* [Task brief]: Say how many lines in the data below contain the word "that", and give no other text.

BEGIN

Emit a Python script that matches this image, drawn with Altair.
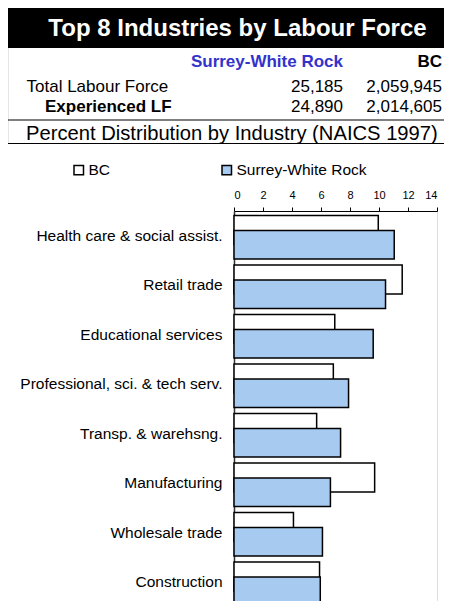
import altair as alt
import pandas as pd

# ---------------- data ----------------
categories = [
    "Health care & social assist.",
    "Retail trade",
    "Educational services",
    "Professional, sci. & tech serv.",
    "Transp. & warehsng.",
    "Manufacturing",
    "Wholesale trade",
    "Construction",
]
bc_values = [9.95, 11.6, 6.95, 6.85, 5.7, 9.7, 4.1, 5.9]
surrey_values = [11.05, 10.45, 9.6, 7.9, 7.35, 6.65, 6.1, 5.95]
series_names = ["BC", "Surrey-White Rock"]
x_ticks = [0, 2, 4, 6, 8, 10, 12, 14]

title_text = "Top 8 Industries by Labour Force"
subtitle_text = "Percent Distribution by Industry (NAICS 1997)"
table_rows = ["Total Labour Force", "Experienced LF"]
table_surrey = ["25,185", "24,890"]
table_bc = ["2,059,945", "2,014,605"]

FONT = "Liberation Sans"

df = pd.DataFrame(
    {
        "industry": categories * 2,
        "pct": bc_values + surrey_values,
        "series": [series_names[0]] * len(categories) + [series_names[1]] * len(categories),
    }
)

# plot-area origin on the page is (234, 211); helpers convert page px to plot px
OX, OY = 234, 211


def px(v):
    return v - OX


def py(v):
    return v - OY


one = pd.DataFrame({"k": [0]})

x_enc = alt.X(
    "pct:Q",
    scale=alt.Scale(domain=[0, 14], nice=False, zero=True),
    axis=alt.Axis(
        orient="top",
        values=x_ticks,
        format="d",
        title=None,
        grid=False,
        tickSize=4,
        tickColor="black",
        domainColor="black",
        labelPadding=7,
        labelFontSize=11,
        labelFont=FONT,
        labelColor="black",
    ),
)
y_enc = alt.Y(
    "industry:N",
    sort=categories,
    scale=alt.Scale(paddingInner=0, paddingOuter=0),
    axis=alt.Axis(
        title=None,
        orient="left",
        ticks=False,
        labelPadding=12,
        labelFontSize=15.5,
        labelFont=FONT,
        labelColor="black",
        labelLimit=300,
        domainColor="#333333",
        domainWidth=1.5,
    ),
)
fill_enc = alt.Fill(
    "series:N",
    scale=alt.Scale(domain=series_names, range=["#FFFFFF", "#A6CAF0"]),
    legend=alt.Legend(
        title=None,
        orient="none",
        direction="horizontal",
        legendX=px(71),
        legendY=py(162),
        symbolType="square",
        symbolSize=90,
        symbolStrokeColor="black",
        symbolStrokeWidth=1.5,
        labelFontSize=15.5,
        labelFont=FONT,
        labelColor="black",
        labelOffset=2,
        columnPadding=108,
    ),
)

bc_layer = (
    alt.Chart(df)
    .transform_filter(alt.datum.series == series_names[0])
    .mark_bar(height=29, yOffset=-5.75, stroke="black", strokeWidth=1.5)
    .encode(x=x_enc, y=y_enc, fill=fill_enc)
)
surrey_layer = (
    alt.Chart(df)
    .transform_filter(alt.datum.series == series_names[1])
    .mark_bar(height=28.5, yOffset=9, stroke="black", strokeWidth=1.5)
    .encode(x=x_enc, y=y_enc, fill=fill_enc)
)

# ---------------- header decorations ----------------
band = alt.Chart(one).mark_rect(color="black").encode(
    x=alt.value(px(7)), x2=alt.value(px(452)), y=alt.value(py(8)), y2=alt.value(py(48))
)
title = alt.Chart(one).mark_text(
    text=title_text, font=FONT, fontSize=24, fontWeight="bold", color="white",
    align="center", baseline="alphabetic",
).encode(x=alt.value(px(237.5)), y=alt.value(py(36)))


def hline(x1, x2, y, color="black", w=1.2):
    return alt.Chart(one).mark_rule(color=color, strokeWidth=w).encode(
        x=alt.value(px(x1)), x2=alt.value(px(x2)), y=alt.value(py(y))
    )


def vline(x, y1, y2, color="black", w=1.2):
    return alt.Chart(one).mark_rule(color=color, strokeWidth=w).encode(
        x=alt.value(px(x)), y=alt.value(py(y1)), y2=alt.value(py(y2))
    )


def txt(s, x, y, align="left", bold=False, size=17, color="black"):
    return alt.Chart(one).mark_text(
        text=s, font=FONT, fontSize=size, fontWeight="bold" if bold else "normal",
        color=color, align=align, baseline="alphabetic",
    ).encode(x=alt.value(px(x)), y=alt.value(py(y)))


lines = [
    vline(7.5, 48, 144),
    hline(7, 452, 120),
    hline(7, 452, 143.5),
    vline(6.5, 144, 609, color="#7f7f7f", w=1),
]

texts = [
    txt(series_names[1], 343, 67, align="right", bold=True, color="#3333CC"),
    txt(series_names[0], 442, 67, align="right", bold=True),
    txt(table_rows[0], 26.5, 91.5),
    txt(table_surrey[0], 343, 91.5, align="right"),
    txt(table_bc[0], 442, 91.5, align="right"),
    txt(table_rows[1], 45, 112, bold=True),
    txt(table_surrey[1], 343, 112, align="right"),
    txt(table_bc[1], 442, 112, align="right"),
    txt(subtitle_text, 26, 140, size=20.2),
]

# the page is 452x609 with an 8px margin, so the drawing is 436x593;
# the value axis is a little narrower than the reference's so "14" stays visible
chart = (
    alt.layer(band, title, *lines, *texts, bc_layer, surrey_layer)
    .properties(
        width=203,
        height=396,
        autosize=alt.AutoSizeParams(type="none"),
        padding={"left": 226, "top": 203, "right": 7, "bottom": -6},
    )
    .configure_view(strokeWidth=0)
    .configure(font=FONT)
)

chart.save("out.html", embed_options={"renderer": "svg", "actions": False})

END
BEGIN

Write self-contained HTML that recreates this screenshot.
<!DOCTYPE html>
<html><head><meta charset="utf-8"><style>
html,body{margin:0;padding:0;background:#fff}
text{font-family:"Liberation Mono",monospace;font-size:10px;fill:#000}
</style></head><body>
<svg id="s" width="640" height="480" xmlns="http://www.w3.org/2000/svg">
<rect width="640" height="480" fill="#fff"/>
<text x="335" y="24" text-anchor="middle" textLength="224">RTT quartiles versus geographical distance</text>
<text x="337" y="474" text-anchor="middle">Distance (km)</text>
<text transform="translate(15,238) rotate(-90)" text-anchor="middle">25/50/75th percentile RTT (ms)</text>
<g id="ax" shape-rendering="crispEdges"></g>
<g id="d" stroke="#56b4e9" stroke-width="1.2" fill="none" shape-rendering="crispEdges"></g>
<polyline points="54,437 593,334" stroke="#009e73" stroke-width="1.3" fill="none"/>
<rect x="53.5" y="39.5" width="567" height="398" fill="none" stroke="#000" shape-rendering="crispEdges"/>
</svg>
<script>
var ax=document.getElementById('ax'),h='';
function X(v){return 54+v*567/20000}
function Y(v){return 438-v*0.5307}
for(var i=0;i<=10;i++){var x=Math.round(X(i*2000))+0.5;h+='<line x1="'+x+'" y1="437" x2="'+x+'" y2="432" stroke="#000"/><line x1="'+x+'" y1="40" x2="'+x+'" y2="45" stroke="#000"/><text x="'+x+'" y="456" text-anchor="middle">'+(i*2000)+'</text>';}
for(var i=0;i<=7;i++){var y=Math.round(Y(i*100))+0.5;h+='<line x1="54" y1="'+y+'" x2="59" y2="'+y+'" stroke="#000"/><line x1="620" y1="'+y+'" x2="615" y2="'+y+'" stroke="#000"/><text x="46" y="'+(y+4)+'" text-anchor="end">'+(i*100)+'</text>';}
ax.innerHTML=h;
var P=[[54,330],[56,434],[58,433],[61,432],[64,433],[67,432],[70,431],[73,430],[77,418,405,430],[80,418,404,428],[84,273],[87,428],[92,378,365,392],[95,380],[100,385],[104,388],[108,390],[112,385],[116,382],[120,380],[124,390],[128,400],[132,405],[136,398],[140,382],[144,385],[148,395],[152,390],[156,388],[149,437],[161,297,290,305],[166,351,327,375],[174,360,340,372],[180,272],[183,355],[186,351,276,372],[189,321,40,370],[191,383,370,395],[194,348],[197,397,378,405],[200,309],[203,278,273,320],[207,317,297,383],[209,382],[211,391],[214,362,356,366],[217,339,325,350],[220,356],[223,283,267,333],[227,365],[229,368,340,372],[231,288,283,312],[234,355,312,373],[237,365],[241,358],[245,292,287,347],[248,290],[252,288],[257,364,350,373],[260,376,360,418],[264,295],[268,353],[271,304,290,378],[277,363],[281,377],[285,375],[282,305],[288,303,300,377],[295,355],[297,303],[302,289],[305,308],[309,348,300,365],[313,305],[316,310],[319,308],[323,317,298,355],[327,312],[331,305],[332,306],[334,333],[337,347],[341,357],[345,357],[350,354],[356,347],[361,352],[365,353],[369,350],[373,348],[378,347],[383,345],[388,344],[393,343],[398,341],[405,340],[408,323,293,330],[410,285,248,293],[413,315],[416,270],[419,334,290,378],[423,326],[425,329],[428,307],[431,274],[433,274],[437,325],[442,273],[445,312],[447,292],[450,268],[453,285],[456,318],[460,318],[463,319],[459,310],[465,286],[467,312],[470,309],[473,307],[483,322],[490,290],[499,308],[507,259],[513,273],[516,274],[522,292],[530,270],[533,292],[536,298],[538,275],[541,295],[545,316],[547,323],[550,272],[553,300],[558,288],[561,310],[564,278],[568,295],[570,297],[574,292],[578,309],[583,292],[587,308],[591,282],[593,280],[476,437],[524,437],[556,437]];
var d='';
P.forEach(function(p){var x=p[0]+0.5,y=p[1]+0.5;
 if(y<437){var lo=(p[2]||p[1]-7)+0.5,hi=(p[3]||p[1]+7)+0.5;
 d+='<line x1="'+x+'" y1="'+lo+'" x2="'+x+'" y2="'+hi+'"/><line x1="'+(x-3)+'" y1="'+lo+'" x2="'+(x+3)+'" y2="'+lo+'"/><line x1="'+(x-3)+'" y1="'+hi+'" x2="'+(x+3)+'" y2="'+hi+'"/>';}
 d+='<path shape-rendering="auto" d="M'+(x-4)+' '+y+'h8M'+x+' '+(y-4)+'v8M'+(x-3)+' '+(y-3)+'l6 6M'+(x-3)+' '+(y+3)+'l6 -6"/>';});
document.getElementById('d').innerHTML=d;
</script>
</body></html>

END
BEGIN

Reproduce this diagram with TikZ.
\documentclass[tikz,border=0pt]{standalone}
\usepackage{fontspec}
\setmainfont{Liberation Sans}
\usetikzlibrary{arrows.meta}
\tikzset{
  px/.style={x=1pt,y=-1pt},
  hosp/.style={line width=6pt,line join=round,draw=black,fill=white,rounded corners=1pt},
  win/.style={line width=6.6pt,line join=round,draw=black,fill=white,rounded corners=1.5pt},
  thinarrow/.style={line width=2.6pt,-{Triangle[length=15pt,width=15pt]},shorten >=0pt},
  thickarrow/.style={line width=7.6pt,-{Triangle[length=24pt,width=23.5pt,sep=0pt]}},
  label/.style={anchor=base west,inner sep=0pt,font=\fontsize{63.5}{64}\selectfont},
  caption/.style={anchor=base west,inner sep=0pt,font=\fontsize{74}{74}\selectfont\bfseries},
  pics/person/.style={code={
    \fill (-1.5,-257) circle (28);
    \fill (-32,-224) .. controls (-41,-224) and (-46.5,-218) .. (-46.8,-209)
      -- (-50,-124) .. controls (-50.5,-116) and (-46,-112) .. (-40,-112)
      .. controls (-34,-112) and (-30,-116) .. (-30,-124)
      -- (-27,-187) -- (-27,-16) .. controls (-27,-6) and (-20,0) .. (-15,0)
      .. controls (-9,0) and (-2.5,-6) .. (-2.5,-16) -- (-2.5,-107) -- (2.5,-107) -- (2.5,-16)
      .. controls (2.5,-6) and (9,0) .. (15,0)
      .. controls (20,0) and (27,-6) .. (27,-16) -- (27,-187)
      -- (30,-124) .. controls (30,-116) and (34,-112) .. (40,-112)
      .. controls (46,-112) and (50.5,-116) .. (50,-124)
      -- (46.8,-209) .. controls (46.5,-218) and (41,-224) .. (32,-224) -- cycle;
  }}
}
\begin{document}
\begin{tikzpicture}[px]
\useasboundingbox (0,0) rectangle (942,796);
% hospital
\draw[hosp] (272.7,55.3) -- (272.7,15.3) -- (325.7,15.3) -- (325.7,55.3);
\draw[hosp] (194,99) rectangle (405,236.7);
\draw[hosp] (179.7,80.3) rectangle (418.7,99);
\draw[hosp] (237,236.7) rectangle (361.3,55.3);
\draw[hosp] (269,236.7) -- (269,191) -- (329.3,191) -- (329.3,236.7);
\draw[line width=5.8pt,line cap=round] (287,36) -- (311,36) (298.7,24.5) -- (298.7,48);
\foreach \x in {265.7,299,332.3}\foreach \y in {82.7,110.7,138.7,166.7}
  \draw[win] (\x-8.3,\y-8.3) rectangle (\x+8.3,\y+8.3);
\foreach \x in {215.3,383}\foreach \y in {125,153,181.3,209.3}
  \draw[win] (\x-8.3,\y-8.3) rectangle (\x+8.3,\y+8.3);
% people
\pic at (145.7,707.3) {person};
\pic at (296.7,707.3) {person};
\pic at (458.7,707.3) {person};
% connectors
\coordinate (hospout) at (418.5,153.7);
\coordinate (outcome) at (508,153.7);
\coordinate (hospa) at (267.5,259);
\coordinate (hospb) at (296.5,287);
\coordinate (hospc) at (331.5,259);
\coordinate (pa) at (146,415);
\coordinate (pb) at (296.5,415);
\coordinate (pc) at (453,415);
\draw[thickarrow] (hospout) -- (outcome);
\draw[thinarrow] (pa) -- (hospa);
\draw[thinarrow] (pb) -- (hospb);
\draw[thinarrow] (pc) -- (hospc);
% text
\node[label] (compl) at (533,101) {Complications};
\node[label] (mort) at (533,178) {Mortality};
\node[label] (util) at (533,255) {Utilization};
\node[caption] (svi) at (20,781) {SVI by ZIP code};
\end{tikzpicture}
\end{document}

END

* [In response]: 2